”The American West was not only a land of new beginnings, it was also one of bad endings.”
— Albert Castel, historian
People talk about the ”Myth of the West,” yet there are really two myths.
The old Western myth was that of the cowboys and Indians. It was the myth of Manifest Destiny, of expansion, growth and nation building.
The old myth was optimistic. It gave us wide-open spaces in which anything was possible and in which a civilization could be created. It was a myth in which a single determined man could make a difference.
It is the myth represented in Randolph Scott Westerns, Frederic Remington paintings — and all its sad modern-day imitators — and even the common rhetoric of patriotic politicians.
But there has grown a second myth, a yin to the former yang: the modern myth of the Great Plains as an existential hell where the flatness of the wide-open spaces closes in on you, offering no options. It is dry, dusty, vacant and soulless. In it, no one has a future and there is no escape.

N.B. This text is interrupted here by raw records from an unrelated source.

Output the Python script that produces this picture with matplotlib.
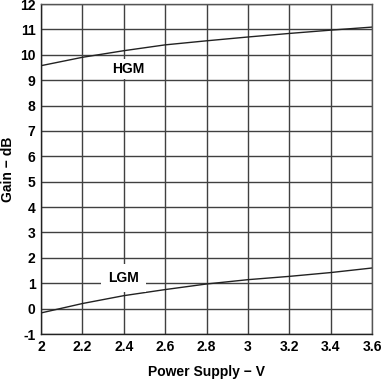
import matplotlib
matplotlib.use("Agg")
import matplotlib.pyplot as plt
import numpy as np

# Power supply (V) vs gain (dB)
supply = [2.0, 2.2, 2.4, 2.6, 2.8, 3.0, 3.2, 3.4, 3.6]
hgm = [9.57, 9.9, 10.16, 10.39, 10.55, 10.7, 10.84, 10.97, 11.09]
lgm = [-0.17, 0.2, 0.51, 0.75, 0.97, 1.14, 1.27, 1.42, 1.6]

xticks = [2, 2.2, 2.4, 2.6, 2.8, 3, 3.2, 3.4, 3.6]
xticklabels = ["2", "2.2", "2.4", "2.6", "2.8", "3", "3.2", "3.4", "3.6"]
yticks = list(range(-1, 13))
yticklabels = [str(v) for v in yticks]  # plain hyphen for -1

plt.rcParams['font.family'] = ['Liberation Sans', 'DejaVu Sans']
plt.rcParams['font.weight'] = 'bold'

fig = plt.figure(figsize=(3.81, 3.79), dpi=100)
ax = fig.add_axes([41/381, 45/379, 331/381, 330/379])

ax.plot(supply, hgm, color='#222222', lw=1.0)
ax.plot(supply, lgm, color='#222222', lw=1.0)

ax.set_xlim(2, 3.6)
ax.set_ylim(-1, 12)
ax.set_xticks(xticks)
ax.set_xticklabels(xticklabels)
ax.set_yticks(yticks)
ax.set_yticklabels(yticklabels)
ax.grid(True, color='#404040', lw=1.0)
ax.set_axisbelow(True)
ax.tick_params(length=0, labelsize=10, pad=4)
for s in ax.spines.values():
    s.set_color('#555555')
    s.set_linewidth(1.0)
ax.spines['left'].set_color('#222222')
ax.spines['bottom'].set_color('#222222')

ax.text(2.42, 9.45, "HGM", ha='center', va='center', fontsize=10, fontweight='bold',
        bbox=dict(facecolor='white', edgecolor='none', pad=2))
ax.text(2.40, 1.2, "LGM", ha='center', va='center', fontsize=10, fontweight='bold',
        bbox=dict(facecolor='white', edgecolor='none', pad=5))

ax.set_xlabel("Power Supply − V", fontsize=10, fontweight='bold')
ax.set_ylabel("Gain − dB", fontsize=10, fontweight='bold')
ax.xaxis.set_label_coords(0.5, -31/331)
ax.yaxis.set_label_coords(-26/331, 0.5)

fig.savefig("out.png", dpi=100)
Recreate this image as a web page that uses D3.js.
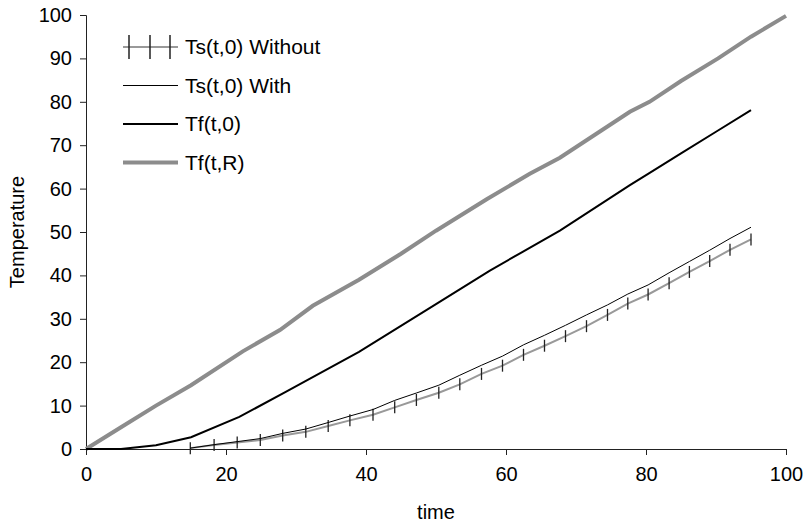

Neither of these myths is necessarily true, but each has developed an aesthetic tradition around it. The new myth became dominant after the Second World War: In mass culture it gave us spaghetti Westerns, TV’s adult Westerns and Sam Peckinpah.
On a higher aesthetic plane it is the raw emptiness of Terrence Malick’s Badlands, the Kansas of Truman Capote’s In Cold Blood. It is the theme of the Bruce Springsteen album, Nebraska, and the place where Larry Clark took the photos in his legendary book Tulsa, with its drug addicts and domestic violence.
In this pessimistic West, we want redemption, and there is none to be had.
”Well, sir, I guess there’s just a meanness in this world,” Springsteen sings.
It is a landscape populated by incipient Charles Starkweathers and Richard Hickockses, people who work in dead-end mill jobs and meet each night after work in filthy dives for beer and fistfights.
They are a generation with no purpose in life, no reason for living past the next cigarette and Budweiser, drunk from a quart bottle with the screw-top thrown on the floor.
It is a world of incredible sensory deprivation. The houses they occupy — for they cannot be said to be living in them — have no pictures on the walls. The furniture is from Goodwill and the blank eye of the television is the center of the room.
Their eyes are as dead as ball bearings.
They have no inner lives, and the only way they can express themselves is with a knife or a penis.
The Old West was a landscape in which all things were possible; the new, affectless West is where all things are permitted.
You can see the new mythology building in the Eisenhower years. All the optimism of the new suburbs was subverted in the photographs of Robert Frank, whose book The Americans was published in 1958.
In that book, a disturbing underside of American chamber-of-commerce idealism was pictured. Frank’s photographs are populated with poverty, desperation, brutishness and lonesome highways leading nowhere.
In the book, the only divinity is the glare from the jukebox.
Frank’s off-the-cuff style was a revelation in the stylized, artificial ’50s of Richard Avedon and Irving Penn.
Avedon himself later used this second Western myth in his powerful book The American West. It was roundly criticized when it came out for its alleged ”West bashing,” but the photographs were as honest and direct as they could be. You can see any of the people in them walking the streets of Phoenix or Albuquerque on any given day.
The old myth shines from the images of Ansel Adams; the new, bleaker myth informs the photos of Robert Adams, Frank Gohlke, Lewis Baltz and Richard Misrach.
Those who have a romantic notion of America’s Beat generation have not really paid attention to Jack Kerouac’s On the Road, for it is a book about this second Western myth. Instead of a panegyric to youth and poetry, it is really an elegy to spiritual emptiness and hunger.
The book is the prose equivalent of Frank’s pictures. Indeed, Kerouac wrote the introduction to The Americans when it was published.
Clark’s Tulsa fills out the image with dirty heroin needles and pregnant girlfriends with black eyes.
Malick made the landscape beautiful in his film Badlands, but he filled the film with senseless, ugly violence.
It is a Hobbesian world: nasty, brutish and short.
It’s there in director Kimberly Peirce’s desolate film, Boys Don’t Cry.
Yet, the film does imply an answer. And it is found in the landscape itself.
Peirce periodically interrupts the action with stop-motion footage of the Nebraska sky both day and night. In the day, the clouds speed across the face of the blankness; at night, the cars speeding down the highways make smears of light along the bottom of the picture while the stars spiral across the blue-blackness.
The lives portrayed in Boys Don’t Cry are squalid at best, but your heart breaks to see such smallness lived out in a landscape so sublimely vast.
So many scenes in the film are shot at night, where the tiny area of land illuminated by a car’s headlights is a metaphor for the limited vision of the landscape’s inhabitants.
Ultimately, the new Western myth is one of disappointment, that, as the gnostic gospel of Thomas says: ”The kingdom of God is spread out before us, and yet men do not see it.”